В пустом здании школы их встретил молоденький лейтенант, одетый в новую летнюю форму. Ознакомившись с их документами, он немного растерянно сказал:
— Не знаю, что мне с вами и делать, товарищи. Дивизия ещё вчера отсюда ушла, куда и как, вы сами понимаете, сказать вам я не могу. Я оставлен здесь связным, мне поручено дождаться транспорт — автомашины, погрузить в них оставшееся имущество и догонять дивизию. О вас мне ничего не известно. Может быть, начальник санитарной службы дивизии в спешке забыл предупредить, но, так или иначе, я вас с собой, не имея приказа командования, взять не могу. Отправляйтесь в Нальчик, доложите в военкомате о случившемся, пусть уже они там разберутся.
— Но куда же мы пойдём? — возразил Борис Яковлевич. — На дворе уже ночь, а поезд на Нальчик будет только завтра утром.
— Вот что, — сказал лейтенант, — завтра я всё равно отсюда уеду, и здание перейдёт в ведение его законных владельцев, то есть фельдшерско-акушерской школы. В комнатах, где находился штаб, я вас оставить не могу, так как там есть ещё штабные вещи и документы. Пройдите на ту половину здания, там квартира директора, она большая, а их всего двое с женой, может быть, он вам разрешит переночевать. Да, кстати, дайте-ка ваши бумажки, я на них сделаю отметки о том, что вы у нас были, а то вам попасть может, — с этими словами он расписался на обоих направлениях и поставил какой-то штамп.
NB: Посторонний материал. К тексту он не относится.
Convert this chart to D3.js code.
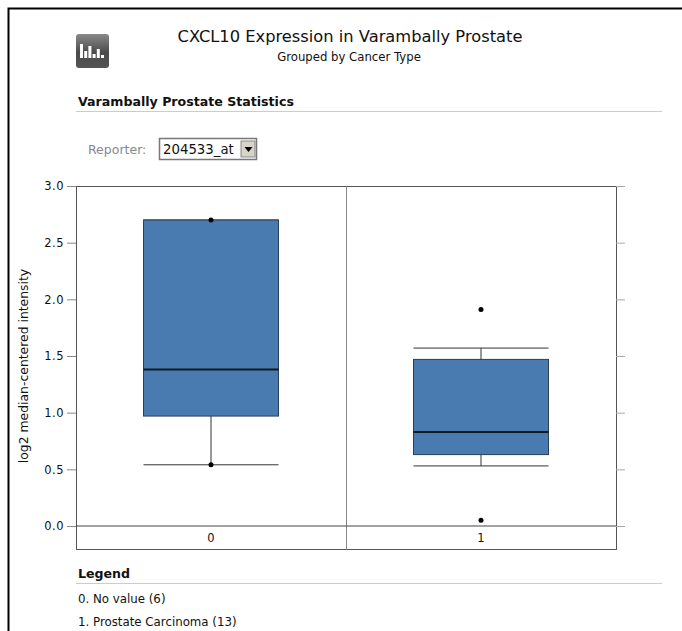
<!DOCTYPE html>
<html>
<head>
<meta charset="utf-8">
<script src="https://cdn.jsdelivr.net/npm/d3@7"></script>
<style>
  html, body { margin: 0; padding: 0; background: #fff; overflow: hidden; }
  text { font-family: "DejaVu Sans", sans-serif; fill: #111; }
</style>
</head>
<body>
<svg width="682" height="631"></svg>
<script>
const categories = ["0", "1"];
const q1 = [0.97, 0.63];
const medians = [1.38, 0.83];
const q3 = [2.7, 1.47];
const whiskerLow = [0.54, 0.53];
const whiskerHigh = [2.7, 1.57];
const outliers = [[0.54, 2.7], [0.05, 1.91]];
const yTicks = [0, 0.5, 1, 1.5, 2, 2.5, 3];
const legendItems = ["0. No value (6)", "1. Prostate Carcinoma (13)"];
const iconBars = [14, 7, 12, 4, 9, 3];

const svg = d3.select("svg");

const plotLeft = 76;
const plotRight = 616;
const plotTop = 186;
const plotBottom = 549;
const zeroY = 526;

const xScale = d3.scaleBand().domain(categories).range([plotLeft, plotRight]).paddingInner(0).paddingOuter(0);

const yScale = d3
  .scaleLinear()
  .domain([0, 3])
  .range([zeroY, plotTop]);

const boxWidth = xScale.bandwidth() * 0.5;
const center = (i) => xScale(categories[i]) + xScale.bandwidth() / 2;

// outer page border
svg.append("path")
  .attr("d", "M8.5,631V8.5H682")
  .attr("fill", "none")
  .attr("stroke", "#000")
  .attr("stroke-width", 2);

// icon
const defs = svg.append("defs");
const grad = defs.append("linearGradient").attr("id", "iconGrad").attr("x1", 0).attr("x2", 0).attr("y1", 0).attr("y2", 1);
grad.append("stop").attr("offset", "0%").attr("stop-color", "#8a8a8a");
grad.append("stop").attr("offset", "55%").attr("stop-color", "#4a4a4a");
grad.append("stop").attr("offset", "100%").attr("stop-color", "#555");
svg.append("rect")
  .attr("x", 76).attr("y", 34).attr("width", 33).attr("height", 34).attr("rx", 3)
  .attr("fill", "url(#iconGrad)");
svg.append("g").selectAll("rect").data(iconBars).join("rect")
  .attr("x", (d, i) => 80 + i * 4.2)
  .attr("y", (d) => 58 - d)
  .attr("width", 3)
  .attr("height", (d) => d)
  .attr("fill", "#fff");

// headings
svg.append("text").text("CXCL10 Expression in Varambally Prostate")
  .attr("x", 350).attr("y", 42).attr("text-anchor", "middle")
  .style("font-size", "16.3px").style("font-weight", "500");
svg.append("text").text("Grouped by Cancer Type")
  .attr("x", 349).attr("y", 61).attr("text-anchor", "middle")
  .style("font-size", "11.7px");

function sectionHead(label, y) {
  svg.append("text").text(label)
    .attr("x", 78).attr("y", y)
    .style("font-size", "12.6px").style("font-weight", "bold");
  svg.append("line")
    .attr("x1", 76).attr("x2", 662).attr("y1", y + 5.5).attr("y2", y + 5.5)
    .attr("stroke", "#ccc");
}
sectionHead("Varambally Prostate Statistics", 106);

// reporter dropdown
svg.append("text").text("Reporter:")
  .attr("x", 88).attr("y", 154)
  .style("font-size", "12.5px").style("fill", "#888");
svg.append("rect").attr("x", 159.5).attr("y", 138.5).attr("width", 97).attr("height", 21)
  .attr("fill", "#fff").attr("stroke", "#777").attr("stroke-width", 1.5);
svg.append("text").text("204533_at")
  .attr("x", 163).attr("y", 154)
  .style("font-size", "13.3px");
svg.append("rect").attr("x", 241).attr("y", 141).attr("width", 14).attr("height", 16)
  .attr("fill", "#d8d4c8").attr("stroke", "#888");
svg.append("path").attr("d", "M244.5,147h8l-4,5z").attr("fill", "#000");

// plot frame
const frame = svg.append("g").attr("transform", "translate(0.5,0.5)");
frame.append("rect")
  .attr("x", plotLeft).attr("y", plotTop)
  .attr("width", plotRight - plotLeft).attr("height", plotBottom - plotTop)
  .attr("fill", "#fff").attr("stroke", "#555");
frame.append("line")
  .attr("x1", xScale("1")).attr("x2", xScale("1"))
  .attr("y1", plotTop).attr("y2", plotBottom)
  .attr("stroke", "#888");

// y axis, ticks stick out on both sides
const yAxis = d3.axisLeft(yScale).tickValues(yTicks).tickFormat(d3.format(".1f")).tickSize(9).tickPadding(3);
const yG = svg.append("g").attr("transform", `translate(${plotLeft},0)`).call(yAxis);
yG.select(".domain").remove();
yG.selectAll("line").attr("stroke", "#888");
yG.selectAll("text").style("font-size", "11.5px").style("letter-spacing", "0.5px");

const yRight = d3.axisRight(yScale).tickValues(yTicks).tickFormat("").tickSize(9);
const yRightG = svg.append("g").attr("transform", `translate(${plotRight},0)`).call(yRight);
yRightG.select(".domain").remove();
yRightG.selectAll("line").attr("stroke", "#aaa");

// zero line
svg.append("line")
  .attr("x1", plotLeft).attr("x2", plotRight)
  .attr("y1", yScale(0)).attr("y2", yScale(0))
  .attr("stroke", "#444").attr("stroke-width", 1.2);

// category labels
svg.append("g").selectAll("text").data(categories).join("text")
  .text((d) => d)
  .attr("x", (d, i) => center(i))
  .attr("y", 542)
  .attr("text-anchor", "middle")
  .style("font-size", "11.5px");

svg.append("text").text("log2 median-centered intensity")
  .attr("transform", "translate(28,366) rotate(-90)")
  .attr("text-anchor", "middle")
  .style("font-size", "12.4px");

// boxes
const boxes = svg.append("g").selectAll("g").data(categories).join("g");

boxes.append("line")
  .attr("x1", (d, i) => center(i)).attr("x2", (d, i) => center(i))
  .attr("y1", (d, i) => yScale(whiskerLow[i])).attr("y2", (d, i) => yScale(whiskerHigh[i]))
  .attr("stroke", "#333");
boxes.append("line")
  .attr("x1", (d, i) => center(i) - boxWidth / 2).attr("x2", (d, i) => center(i) + boxWidth / 2)
  .attr("y1", (d, i) => yScale(whiskerLow[i])).attr("y2", (d, i) => yScale(whiskerLow[i]))
  .attr("stroke", "#333");
boxes.append("line")
  .attr("x1", (d, i) => center(i) - boxWidth / 2).attr("x2", (d, i) => center(i) + boxWidth / 2)
  .attr("y1", (d, i) => yScale(whiskerHigh[i])).attr("y2", (d, i) => yScale(whiskerHigh[i]))
  .attr("stroke", "#333");
boxes.append("rect")
  .attr("x", (d, i) => center(i) - boxWidth / 2)
  .attr("width", boxWidth)
  .attr("y", (d, i) => yScale(q3[i]))
  .attr("height", (d, i) => yScale(q1[i]) - yScale(q3[i]))
  .attr("fill", "#4a7bb0")
  .attr("stroke", "#2b3f55");
boxes.append("line")
  .attr("x1", (d, i) => center(i) - boxWidth / 2).attr("x2", (d, i) => center(i) + boxWidth / 2)
  .attr("y1", (d, i) => yScale(medians[i])).attr("y2", (d, i) => yScale(medians[i]))
  .attr("stroke", "#101820").attr("stroke-width", 2);
boxes.selectAll("circle").data((d, i) => outliers[i].map((v) => ({ v, i }))).join("circle")
  .attr("cx", (d) => center(d.i))
  .attr("cy", (d) => yScale(d.v))
  .attr("r", 2.5)
  .attr("fill", "#000");

// legend
sectionHead("Legend", 578);
svg.append("g").selectAll("text").data(legendItems).join("text")
  .text((d) => d)
  .attr("x", 78)
  .attr("y", (d, i) => 603 + i * 23)
  .style("font-size", "11.8px");
</script>
</body>
</html>
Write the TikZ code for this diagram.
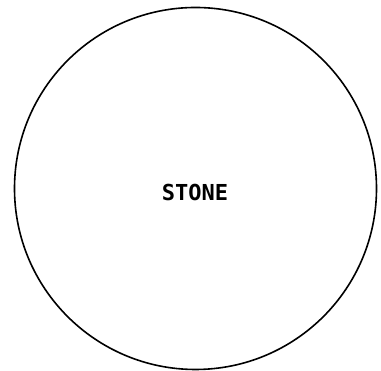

Обогнув угол здания, Борис и Вера пересекли двор и, увидев в плетне, перегораживавшем его, лаз, перешли по нему на другую половину, подошли к двери и несмело постучались. Послышался возглас:
— Кто там? Заходите!
Войдя в комнату, одновременно бывшую кухней, наши путники сразу как-то даже и не смогли разглядеть сидевших за столом мужчину и женщину. Да и те, видно, в полумраке двери их не разглядели. Мужчина встал и, подходя ближе, довольно недружелюбно спросил:
— В чём дело? Что вам нужно?
И вдруг голос его изменился и стал, если не более приветливым, то во всяком случае очень изумлённым:
— Маша, да ведь это, кажется, Алёшкин! Какими судьбами? Зачем? Куда? Ну, проходите ближе к столу, да поставьте ваши чемоданы.
При его возгласе женщина, сидевшая у стола, поднялась и быстро, насколько позволяло её положение (она была беременная и, видимо, на последних месяцах), подошла к столу.